Wednesday, March 5, 2014

Bem interessante para uma ficção


Mais estranho que a ficção (Marc Forster, 2006) tem como mote a metalinguagem. São várias as manifestações desse conceito dentro da obra, configurando um espiral de metalinguagem no qual existem muitas formas dessa propriedade linguística, de maneira que uma circunspecta a outra.

Para sintetizar, o filme é o resultado do que se passa no livro sobre a vida do protagonista Harold Crick (brilhantemente vivido por Will Ferrell), bem como a descrição do processo de produção literária e fílmica. Esclarecendo, o longa é o produto final dessa miscelânea de situações metalinguísticas. E a todo instante, durante esse processo de construção de estórias (que na verdade é uma só) o código linguístico refere a si mesmo, ou seja, o filme fala do filme, a autora fala de seu livro, Harold reflete sobre sua vida: a metalinguagem é intrínseca a todas instâncias da obra.

A grande diferença desse filme para outros roteiros adaptados de livros, é que, nesse caso, as tramas do livro e do filme acontecem senão ao mesmo tempo, quase simultaneamente, dentro do mesmo tempo espaço e dispositivo comunicativo. Uma influencia a outra, uma exerce função na outra, existe relação de causa e efeito entre ambas, de forma instantânea. O final de um depende do desfecho de outro. E o fato de essas relações serem explicitadas durante o tempo fílmico é um caso típico de metalinguagem. O processo de produção da arte é explicitado. Os códigos linguísticos se auto mencionam o tempo todo.

Durante todo o filme, é evidente que existe uma história de um livro e outra do próprio filme, porém, a mistura homogênea de ambas é oficializada nos momentos finais da obra, nos quais os enredos encontram-se em tempo, em sentido e em espaço, até que personagens de ambos os meios vivem uma só trama.

Cada elemento do filme-barra-livro carrega em si um conjunto de significados emblemáticos. Para exemplificar, o sobrenome de Harold, traduzido para o português,  é torcicolo. A inferência que fiz é que o protagonista tinha  um incômodo que o impedia de viver plenamente. Outra leitura é que, sofrendo de torcicolo, Harold não pode movimentar perfeitamente a sua cabeça. Ou seja, o giro de sua cabeça é tolhido pela dor, o que o impede de olhar para outras direções; uma metáfora para a forma como ele rege a sua vida: estaticamente, como se usasse uma viseira, sem grandes aspirações.   

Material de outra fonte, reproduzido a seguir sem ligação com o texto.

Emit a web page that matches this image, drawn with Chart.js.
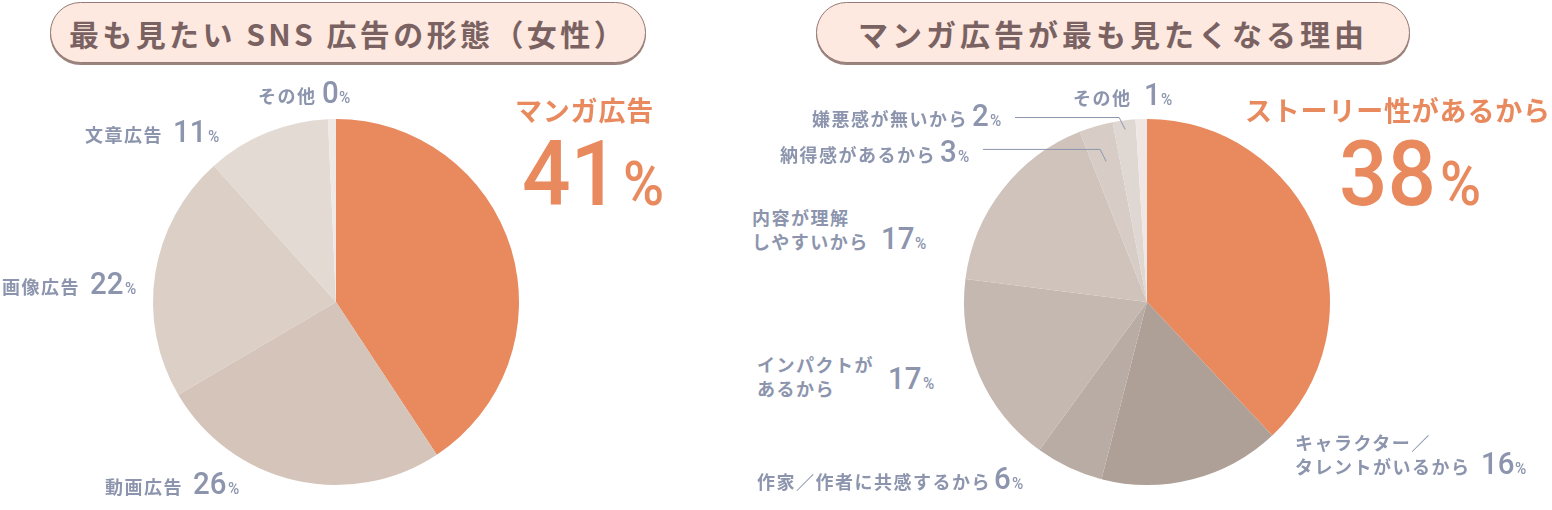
<!DOCTYPE html>
<html lang="ja">
<head>
<meta charset="utf-8">
<script src="https://cdn.jsdelivr.net/npm/chart.js@4.4.0/dist/chart.umd.min.js"></script>
<style>
html, body { margin: 0; padding: 0; background: #fff; }
body { width: 1552px; height: 510px; position: relative; overflow: hidden; font-family: 'Noto Sans CJK JP', 'Noto Sans', sans-serif; }
.title { position: absolute; top: 2px; height: 61px; box-sizing: border-box; border: 1.5px solid #957b75; border-radius: 31px; background: #fee9e1; box-shadow: 0 2px 0 #9c847e; color: #7a6262; font-size: 30px; font-weight: 700; letter-spacing: 4px; display: flex; align-items: center; justify-content: center; }
.pie { position: absolute; width: 406px; height: 406px; }
.lbl { position: absolute; white-space: nowrap; line-height: 1; font-size: 0; color: #8c95ad; }
.lbl .t { font-weight: 700; letter-spacing: 1.5px; }
.lbl .t.multi { display: inline-block; line-height: 1.32; }
.lbl .n, .lbl .p { display: inline-block; font-family: Roboto, sans-serif; font-weight: 500; transform-origin: left bottom; }
.lbl .mk { display: inline-block; width: 0; height: 0; }
.lbl.big { color: #e8895e; }
</style>
</head>
<body>
<div class="title" style="left:50px;width:596px;letter-spacing:3.4px;" id="leftTitle"></div>
<div class="title" style="left:816px;width:594px;" id="rightTitle"></div>
<div class="pie" style="left:133px;top:99px;"><canvas id="leftPie" width="406" height="406"></canvas></div>
<div class="pie" style="left:944px;top:99px;"><canvas id="rightPie" width="406" height="406"></canvas></div>
<script>
// 左：最も見たいSNS広告の形態（女性）
const leftTitle = '最も見たい SNS 広告の形態（女性）';
const leftCategories = ['マンガ広告', '動画広告', '画像広告', '文章広告', 'その他'];
const leftValues = [41, 26, 22, 11, 0.7];
const leftPctLabels = ['41', '26', '22', '11', '0'];
const leftColors = ['#e8895e', '#d5c4b9', '#dbcfc6', '#e3dad4', '#efe8e5'];

// 右：マンガ広告が最も見たくなる理由
const rightTitle = 'マンガ広告が最も見たくなる理由';
const rightCategories = ['ストーリー性があるから', 'キャラクター／\nタレントがいるから', '作家／作者に共感するから',
    'インパクトが\nあるから', '内容が理解\nしやすいから', '納得感があるから', '嫌悪感が無いから', 'その他'];
const rightValues = [38, 16, 6, 17, 17, 3, 2, 1];
const rightPctLabels = ['38', '16', '6', '17', '17', '3', '2', '1'];
const rightColors = ['#e8895e', '#ae9f97', '#b8aca4', '#c4b8b0', '#cfc3bb', '#d8cdc6', '#dfd7d2', '#eee7e4'];

document.getElementById('leftTitle').textContent = leftTitle;
document.getElementById('rightTitle').textContent = rightTitle;

// ラベルの配置（x, 数字のベースライン）
const smallStyle = { textSize: 18, numSize: 31, pctSize: 17, scale: 0.95, pctScale: 0.9, gap: 10 };
const leftPlace = [
    null,
    { x: 105, base: 494 },
    { x: 2, base: 294 },
    { x: 85, base: 142 },
    { x: 258, base: 103, gap: 5 }
];
const rightPlace = [
    null,
    { x: 1295, base: 474 },
    { x: 757, base: 489, gap: 3 },
    { x: 757, base: 389, shift: 7, gap: 14 },
    { x: 752, base: 249, gap: 12 },
    { x: 780, base: 162, gap: 4 },
    { x: 812, base: 126, gap: 4 },
    { x: 1073, base: 105, gap: 12 }
];

function makeLabel(text, num, opt) {
    const row = document.createElement('div');
    row.className = 'lbl' + (opt.big ? ' big' : '');
    row.style.left = opt.x + 'px';
    if (text) {
        const t = document.createElement('span');
        t.className = 't' + (text.includes('\n') ? ' multi' : '');
        t.style.fontSize = opt.textSize + 'px';
        if (opt.big) t.style.letterSpacing = '0.8px';
        text.split('\n').forEach((line, i) => {
            if (i) t.appendChild(document.createElement('br'));
            t.appendChild(document.createTextNode(line));
        });
        if (num) t.style.marginRight = (opt.gap ?? 10) + 'px';
        if (opt.shift) t.style.verticalAlign = (-opt.shift) + 'px';
        row.appendChild(t);
    }
    let n, p;
    if (num) {
        n = document.createElement('span');
        n.className = 'n';
        n.style.fontSize = opt.numSize + 'px';
        n.textContent = num;
        p = document.createElement('span');
        p.className = 'p';
        p.style.fontSize = opt.pctSize + 'px';
        p.textContent = '%';
        row.appendChild(n);
        row.appendChild(p);
    }
    const mk = document.createElement('span');
    mk.className = 'mk';
    row.appendChild(mk);
    row.style.top = '0px';
    document.body.appendChild(row);
    if (n) {
        const s = opt.scale;
        const w = n.offsetWidth;
        n.style.transform = `scaleX(${s})`;
        n.style.marginRight = (-(1 - s) * w + (opt.pctGap ?? 1)) + 'px';
        p.style.transform = `scaleX(${opt.pctScale ?? s})`;
    }
    const b = mk.getBoundingClientRect().bottom;
    row.style.top = (opt.base - b) + 'px';
}

leftPlace.forEach((pl, i) => {
    if (pl) makeLabel(leftCategories[i], leftPctLabels[i], Object.assign({}, smallStyle, pl));
});
rightPlace.forEach((pl, i) => {
    if (pl) makeLabel(rightCategories[i], rightPctLabels[i], Object.assign({}, smallStyle, pl));
});

// 強調ラベル（1位）
const bigText = { textSize: 27, big: true };
const bigNum = { numSize: 90, pctSize: 62, scale: 0.95, pctScale: 0.9, pctGap: 4, big: true };
makeLabel(leftCategories[0], null, Object.assign({ x: 515, base: 121 }, bigText));
makeLabel(null, leftPctLabels[0], Object.assign({ x: 522, base: 205 }, bigNum));
makeLabel(rightCategories[0], null, Object.assign({ x: 1245, base: 121 }, bigText));
makeLabel(null, rightPctLabels[0], Object.assign({ x: 1339, base: 205 }, bigNum));

// 小さい扇形から文字へ引き出し線
const leaderLines = {
    id: 'leaderLines',
    afterDatasetsDraw(chart, args, opts) {
        const ctx = chart.ctx;
        const arcs = chart.getDatasetMeta(0).data;
        ctx.save();
        ctx.strokeStyle = '#8c95ad';
        ctx.lineWidth = 1;
        (opts.lines || []).forEach(l => {
            const a = arcs[l.index];
            const mid = (a.startAngle + a.endAngle) / 2;
            const r = a.outerRadius * l.r;
            const px = a.x + Math.cos(mid) * r;
            const py = a.y + Math.sin(mid) * r;
            ctx.beginPath();
            ctx.moveTo(px, py);
            ctx.lineTo(px - 6, py - 12);
            ctx.lineTo(l.toX, py - 12);
            ctx.stroke();
        });
        ctx.restore();
    }
};

function pie(id, values, colors, lines) {
    return new Chart(document.getElementById(id), {
        type: 'pie',
        data: {
            datasets: [{
                data: values,
                backgroundColor: colors,
                borderWidth: 0
            }]
        },
        options: {
            responsive: false,
            animation: false,
            layout: { padding: 20 },
            plugins: {
                legend: { display: false },
                tooltip: { enabled: false },
                leaderLines: { lines: lines }
            }
        },
        plugins: [leaderLines]
    });
}

pie('leftPie', leftValues, leftColors, []);
pie('rightPie', rightValues, rightColors, [
    { index: 6, r: 0.95, toX: 71 },
    { index: 5, r: 0.8, toX: 39 }
]);
</script>
</body>
</html>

Outro traço ímpar do filme é apresentar uma narradora onisciente, ou seja, que não participa da trama, e, logo depois inseri-la como personagem fundamental da história. Ao colocar Eiffel como personagem, o espectador acompanha a trajetória dela em busca do final para a vida de Harold, protagonista de filme e livro.

Por fim, essa peculiaridade mais estranha do que a ficção de descobrir que tinha sido inventado por uma autora, acabou salvando a vida de Harold em dois sentidos: ele não somente realmente sobreviveu ao destino que e escritora tinha imputado a ele, como também passou a viver sua vida literalmente, humanamente, prazerosamente, ao invés de automaticamente e sem empolgações ou emoções, como antes.


Não fosse por todas essas características inóspitas e complexas, o filme ainda atrairia pelos diálogos inteligentes e um humor que vai do sofisticado pelo sarcasmo e ironia ao pastelão.